California leave bill could harm small furniture businesses

An effort to expand the California Family Rights Act could place heavy burdens on small businesses, including furniture stores, with as few as five employees.

Senate Bill 1383 would require covered businesses to provide up to 12 weeks of unpaid but protected leave from work for qualified employees, who could use a wide variety of reasons to claim the time off. Currently, the CFRA only applies to employers with 50 or more workers.

The measure, which is supported by Gov. Gavin Newsom, passed the California Senate by a vote of 21-12. It will move to the Assembly for consideration when it convenes after its current recess.

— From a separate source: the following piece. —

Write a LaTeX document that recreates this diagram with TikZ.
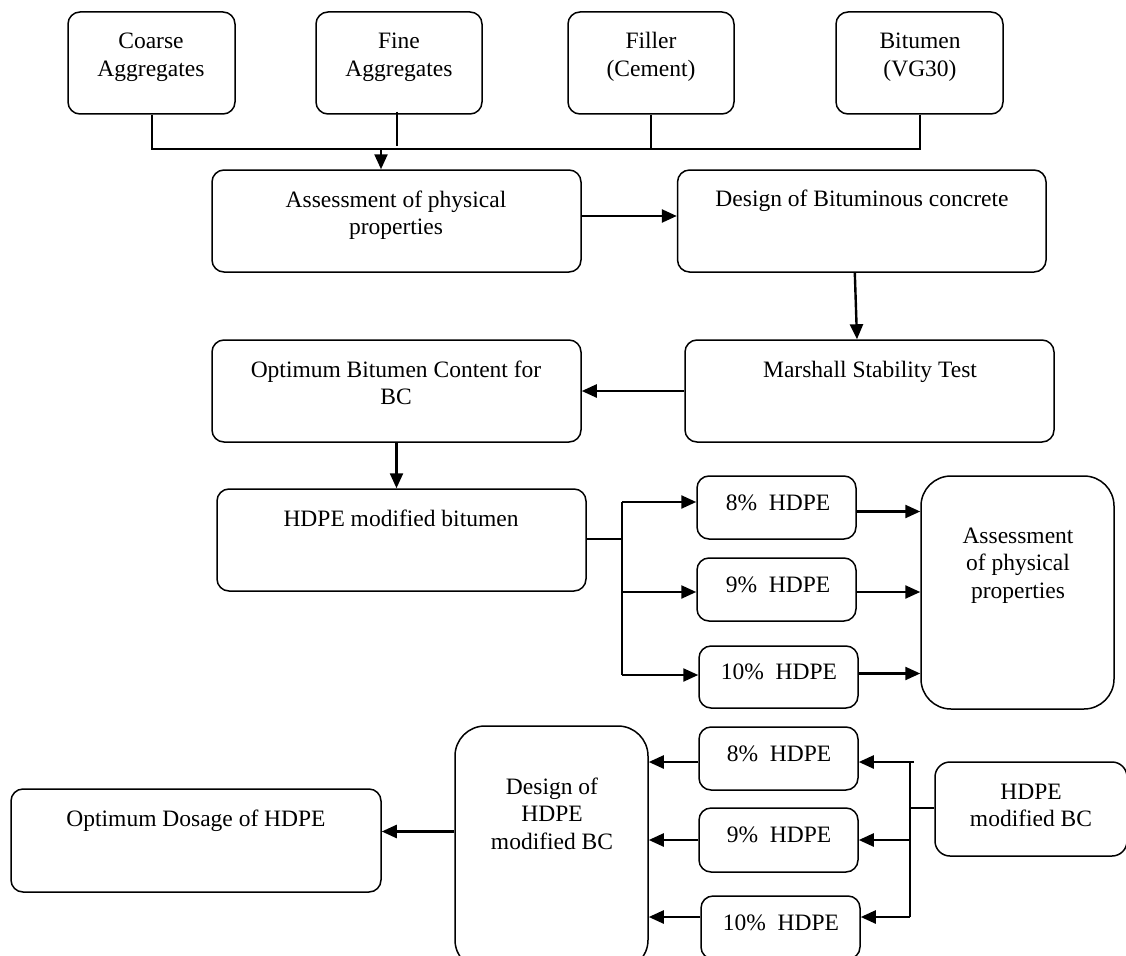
\documentclass[tikz,border=0pt]{standalone}
\usepackage{fontspec}
\setmainfont{Liberation Serif}
\usetikzlibrary{arrows.meta}
\tikzset{
  box/.style={draw, line width=1.5pt, rounded corners=12pt, inner sep=0pt},
  bigbox/.style={box, rounded corners=30pt},
  txt/.style={inner sep=0pt, align=center, anchor=base, font={\fontsize{23.5}{27.5}\selectfont}},
  conn/.style={line width=2pt},
  thin/.style={line width=1.3pt},
  arr/.style={line width=2.4pt, -{Triangle[length=15pt,width=13pt]}}
}
\begin{document}
\begin{tikzpicture}[x=1pt,y=-1pt]
\useasboundingbox (0,0) rectangle (1126,955);
\clip (0,0) rectangle (1126,955);
% top row
\node[box, minimum width=167pt, minimum height=102pt] (coarse) at (151.5,63) {};
\node[box, minimum width=166pt, minimum height=102pt] (fine) at (399,63) {};
\node[box, minimum width=166pt, minimum height=102pt] (filler) at (651,63) {};
\node[box, minimum width=167pt, minimum height=102pt] (bitumen) at (919.5,63) {};
\node[txt] (coarseT) at (151,76.5) {Coarse\\Aggregates};
\node[txt] (fineT) at (399,76.5) {Fine\\Aggregates};
\node[txt] (fillerT) at (651,76.5) {Filler\\(Cement)};
\node[txt] (bitumenT) at (920,76.5) {Bitumen\\(VG30)};
% second row
\node[box, minimum width=369pt, minimum height=102pt] (assess) at (396.5,221) {};
\node[txt] (assessT) at (396,234.8) {Assessment of physical\\properties};
\node[box, minimum width=368.5pt, minimum height=102pt] (design) at (861.8,221) {};
\node[txt] (designT) at (862,206.7) {Design of Bituminous concrete};
% third row
\node[box, minimum width=369pt, minimum height=102pt] (marshall) at (869.5,391) {};
\node[txt] (marshallT) at (870,377) {Marshall Stability Test};
\node[box, minimum width=369pt, minimum height=102pt] (optbc) at (396.5,391) {};
\node[txt] (optbcT) at (396,404.5) {Optimum Bitumen Content for\\BC};
% fourth row
\node[box, minimum width=369pt, minimum height=102pt] (hdpemb) at (401.5,540) {};
\node[txt] (hdpembT) at (401,526) {HDPE modified bitumen};
\node[box, minimum width=159pt, minimum height=63pt] (p8) at (776.5,507.5) {};
\node[txt] (p8T) at (778,510.7) {8\%~~HDPE};
\node[box, minimum width=159pt, minimum height=63pt] (p9) at (776.5,589.5) {};
\node[txt] (p9T) at (778,592.7) {9\%~~HDPE};
\node[box, minimum width=159pt, minimum height=62pt] (p10) at (778.5,677) {};
\node[txt] (p10T) at (779,679.3) {10\%~~HDPE};
\node[bigbox, minimum width=193pt, minimum height=233pt] (assess2) at (1017.5,592.5) {};
\node[txt] (assess2T) at (1018,598.3) {Assessment\\of physical\\properties};
% bottom row
\node[box, minimum width=370pt, minimum height=103pt] (optdose) at (196,840.5) {};
\node[txt] (optdoseT) at (196,826.7) {Optimum Dosage of HDPE};
\node[bigbox, minimum width=193pt, minimum height=244pt] (designh) at (551.5,848) {};
\node[txt] (designhT) at (552,849) {Design of\\HDPE\\modified BC};
\node[box, minimum width=159pt, minimum height=63pt] (q8) at (778.5,758.5) {};
\node[txt] (q8T) at (779,761) {8\%~~HDPE};
\node[box, minimum width=159pt, minimum height=64pt] (q9) at (778.5,840) {};
\node[txt] (q9T) at (779,842.7) {9\%~~HDPE};
\node[box, minimum width=159pt, minimum height=63pt] (q10) at (780.5,927.5) {};
\node[txt] (q10T) at (781,930) {10\%~~HDPE};
\node[box, rounded corners=15pt, minimum width=192pt, minimum height=94pt] (hdpebc) at (1031,809) {};
\node[txt] (hdpebcT) at (1031,826.5) {HDPE\\modified BC};
% coordinates
\coordinate (bus) at (381,149);
\coordinate (br) at (622,539);
\coordinate (br8) at (622,502);
\coordinate (br9) at (622,592);
\coordinate (br10) at (622,675);
\coordinate (bar8) at (910,762);
\coordinate (bar9) at (910,840);
\coordinate (bar10) at (910,917);
\coordinate (barm) at (910,808);
% top bus
\draw[conn] (coarse.south) |- (bitumen.south |- bus) -- (bitumen.south);
\draw[conn] (filler.south) -- (filler.south |- bus);
\draw[thin] ([xshift=-2pt,yshift=3pt]fine.south) -- ([xshift=-2pt]fine.south |- 0,146);
\draw[arr] (bus) -- (bus |- assess.north);
% main flow
\draw[arr] ([yshift=5pt]assess.east) -- ([yshift=5pt]assess.east -| design.west);
\draw[arr] ([xshift=-7pt]design.south) -- ([xshift=-12.5pt]marshall.north);
\draw[arr] (marshall.west) -- (optbc.east);
\draw[arr] (optbc.south) -- (optbc.south |- hdpemb.north);
% branch to percentages
\draw[thin] (hdpemb.east |- br) -- (br);
\draw[conn] (br8) -- (br10);
\draw[arr] (br8) -- (br8 -| p8.west);
\draw[arr] (br9) -- (br9 -| p9.west);
\draw[arr] (br10) -- (br10 -| p10.west);
\draw[arr] ([yshift=-4pt]p8.east) -- ([yshift=-4pt]p8.east -| assess2.west);
\draw[arr] ([yshift=-2.5pt]p9.east) -- ([yshift=-2.5pt]p9.east -| assess2.west);
\draw[arr] ([yshift=3.5pt]p10.east) -- ([yshift=3.5pt]p10.east -| assess2.west);
% lower branch
\draw[thin] (hdpebc.west |- barm) -- (barm);
\draw[conn] (bar8) -- (bar10);
\draw[arr] ([xshift=4pt]bar8) -- (bar8 -| q8.east);
\draw[arr] (bar9) -- (bar9 -| q9.east);
\draw[arr] (bar10) -- (bar10 -| q10.east);
\draw[arr] (bar8 -| q8.west) -- (bar8 -| designh.east);
\draw[arr] (bar9 -| q9.west) -- (bar9 -| designh.east);
\draw[arr] (bar10 -| q10.west) -- (bar10 -| designh.east);
\draw[arr] ([yshift=9pt]optdose.east -| designh.west) -- ([yshift=9pt]optdose.east);
\end{tikzpicture}
\end{document}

The Home Furnishings Association urges California members to ask their Assembly representatives to stop SB 1383. They can find their legislators here. Contact information for Assembly members is here.

Losing key employees poses hardships

A suggested message is:

As a small business owner, I have come through a very hard time and still face many challenges. I am trying to pay my employees and protect their health and safety at work. I depend on each and every one of them to keep my business running and serve our customers. I respect and do my best to accommodate their needs for time off. However, I am concerned that SB 1383, if enacted, would severely hinder my business operations. Granting up to 12 weeks of leave in a year’s time to important members of my small staff – who simply can’t be replaced by temporary workers – would weaken my business too much. If I have to close my store, everyone will be out of work!

Cal Chamber labels SB 1383 a “job-killer” bill. The HFA agrees.

SB 1383 isn’t a temporary measure to address extreme needs during the coronavirus crisis. The federal Families First Coronavirus Response Act already mandates paid sick leave and family care leave through the end of 2020. Employers can recover their costs through tax credits. SB 1383 would not take effect until January 2021.

Could businesses fill gaps with temporary workers?

Workers taking family leave under California law could draw a portion of their wages through a fund maintained by a payroll tax. Employers don’t pay for that. But that doesn’t mean there are no costs. Businesses might have to hire temporary workers to fill staffing gaps and spend money on training those fill-in employees. The substitutes likely would be less productive and reliable. And it might not be possible to find replacements.

Protected leaves for employees means they must be restored to their former job or a comparable position when they return.

Many small furniture stores will continue to face business challenges in 2021 as the state and the economy recover from the effects of a global pandemic. A law, even if well-intended, that potentially creates large gaps in staffing will not help them survive. It could do just the opposite.

HFA members in California should encourage their representatives to say no.